Courtesy of Chris Vermeulen
Bill Gross is the founder and co-chief investment officer at bond fund giant PIMCO. His long-term track record regarding bonds is among the best and he still runs the world’s biggest bond fund, the PIMCO Total Return Fund.
Gross is also known for speaking quite bluntly about the United States’ growing debt problem. His latest monthly market commentary came with a warning for the U.S. and investors alike. Gross stated that a number of recent studies have concluded that “The U.S. balance sheet, its deficit and its ‘fiscal gap’ is in flames and that its fire department is apparently asleep at the station house.”
The recent studies Gross pointed to came from the Congressional Budget Office, the International Monetary Fund and the Bank of International Settlements. The studies calculated that the United States needs to cut spending or raise taxes by 11% of GDP over the next 5-10 years. This translates to $1.6 trillion per year. That compares to the country’s 8% of GDP deficit in 2011. Those numbers put the U.S. in the ‘ring of fire’ with other countries with similar fiscal gap sizes. These countries include Greece, Spain, Japan, France and the U.K.
Gross warned that the U.S. debt problems have put the country in this “ring of fire” that will burn most investors.

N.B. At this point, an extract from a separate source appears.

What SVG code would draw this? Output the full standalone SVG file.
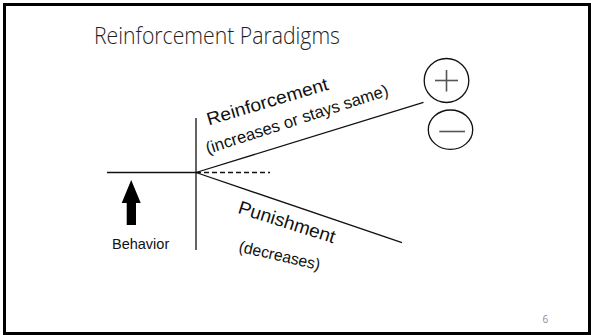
<svg xmlns="http://www.w3.org/2000/svg" width="591" height="335" viewBox="0 0 591 335">
  <style>
    .title { font-family: "Open Sans", "Liberation Sans", sans-serif; font-size: 23px; font-weight: 300; fill: #1e1e1e; }
    .lbl { font-family: "Liberation Sans", Arial, sans-serif; fill: #111; }
    .ln { stroke: #111; stroke-width: 1.3; fill: none; }
    .sym { stroke: #555; stroke-width: 1.6; fill: none; }
    .ring { fill: none; stroke: #111; stroke-width: 1.3; }
    .page { font-family: "Open Sans", "Liberation Sans", sans-serif; font-size: 10px; fill: #8c8c8c; }
  </style>

  <!-- slide frame -->
  <rect x="0" y="0" width="591" height="335" fill="#ffffff"/>
  <rect x="4.5" y="4.5" width="585" height="329" fill="none" stroke="#000" stroke-width="3"/>

  <text class="title" x="94" y="44" textLength="246" lengthAdjust="spacingAndGlyphs">Reinforcement Paradigms</text>

  <!-- connectors: axes and branching outcome lines -->
  <g id="connectors">
    <line class="ln" x1="196" y1="118" x2="196" y2="250"/>
    <line class="ln" x1="107" y1="172.5" x2="196" y2="172.5"/>
    <line class="ln" x1="196" y1="172.5" x2="270" y2="172.5" stroke-dasharray="5 3"/>
    <line class="ln" x1="196" y1="172.5" x2="423.5" y2="102.3"/>
    <line class="ln" x1="196" y1="172.5" x2="402" y2="242.7"/>
  </g>

  <g id="behavior">
    <polygon points="131.2,180 121.7,203 126.7,203 126.7,225 136,225 136,203 140.7,203" fill="#000"/>
    <text class="lbl" x="112" y="249" font-size="14.5">Behavior</text>
  </g>

  <g id="reinforcement">
    <text class="lbl" font-size="18" textLength="126" lengthAdjust="spacingAndGlyphs" transform="translate(208.7,125.4) rotate(-16.6)">Reinforcement</text>
    <text class="lbl" font-size="16.7" textLength="191" lengthAdjust="spacingAndGlyphs" transform="translate(207.8,154.1) rotate(-18)">(increases or stays same)</text>
  </g>

  <g id="punishment">
    <text class="lbl" font-size="18.5" textLength="101" lengthAdjust="spacingAndGlyphs" transform="translate(236.9,212.8) rotate(17.6)">Punishment</text>
    <text class="lbl" font-size="16" textLength="83" lengthAdjust="spacingAndGlyphs" transform="translate(238,251.5) rotate(13)">(decreases)</text>
  </g>

  <g id="plus">
    <ellipse class="ring" cx="446.5" cy="80.5" rx="22.3" ry="22"/>
    <line class="sym" x1="435" y1="80.5" x2="458" y2="80.5"/>
    <line class="sym" x1="446.5" y1="70" x2="446.5" y2="91.5"/>
  </g>

  <g id="minus">
    <ellipse class="ring" cx="450.5" cy="129.7" rx="22.2" ry="19.7"/>
    <line class="sym" x1="439.3" y1="131.5" x2="465" y2="131.5"/>
  </g>

  <text class="page" x="542.5" y="323">6</text>
</svg>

The only investors who will not get “burned”? He says the lucky few will be those that are protected by gold and other real assets, protected from a severe U.S. dollar depreciation caused by the Federal Reserve’s money printing.
In a white paper titled “GOLD – The Simple Facts” posted on PIMCO’s website, PIMCO analysts Nicholas J. Johnson and Mihir P. Worah also made some interesting comments: “Our bottom line: given current valuations and central bank policies, we see gold as a compelling inflation hedge and store of value that is potentially superior to fiat currencies.” They pointed out the positive supply/demand characteristics of gold as a big plus in their scenario. Moreover, they suggested considering allocating gold and other precious metals to their “diversified investment portfolios.”
That is quite a statement coming from a “mainstream” investment firm. Wall Street’s usual reaction to gold is that it is a barbarous relic whose only use is in jewelry and that no sane investor should put any money into it, even paper gold instruments such as gold ETFs like the SPDR Gold Shares(NYSE: GLD) and others.
After Bill Gross’ bullish words, gold prices were trading a 7-month high on Thursday before falling Friday to finish the week at about $1776.00 an ounce.
From a technical analysis point of view gold, silver and gold miners have been holding value at key resistance levels. While we could see a 3-5% pullback before they breakout and start the next rally, the outlook for precious metals remains very strong and I put a $2400 per ounce on gold for 2013.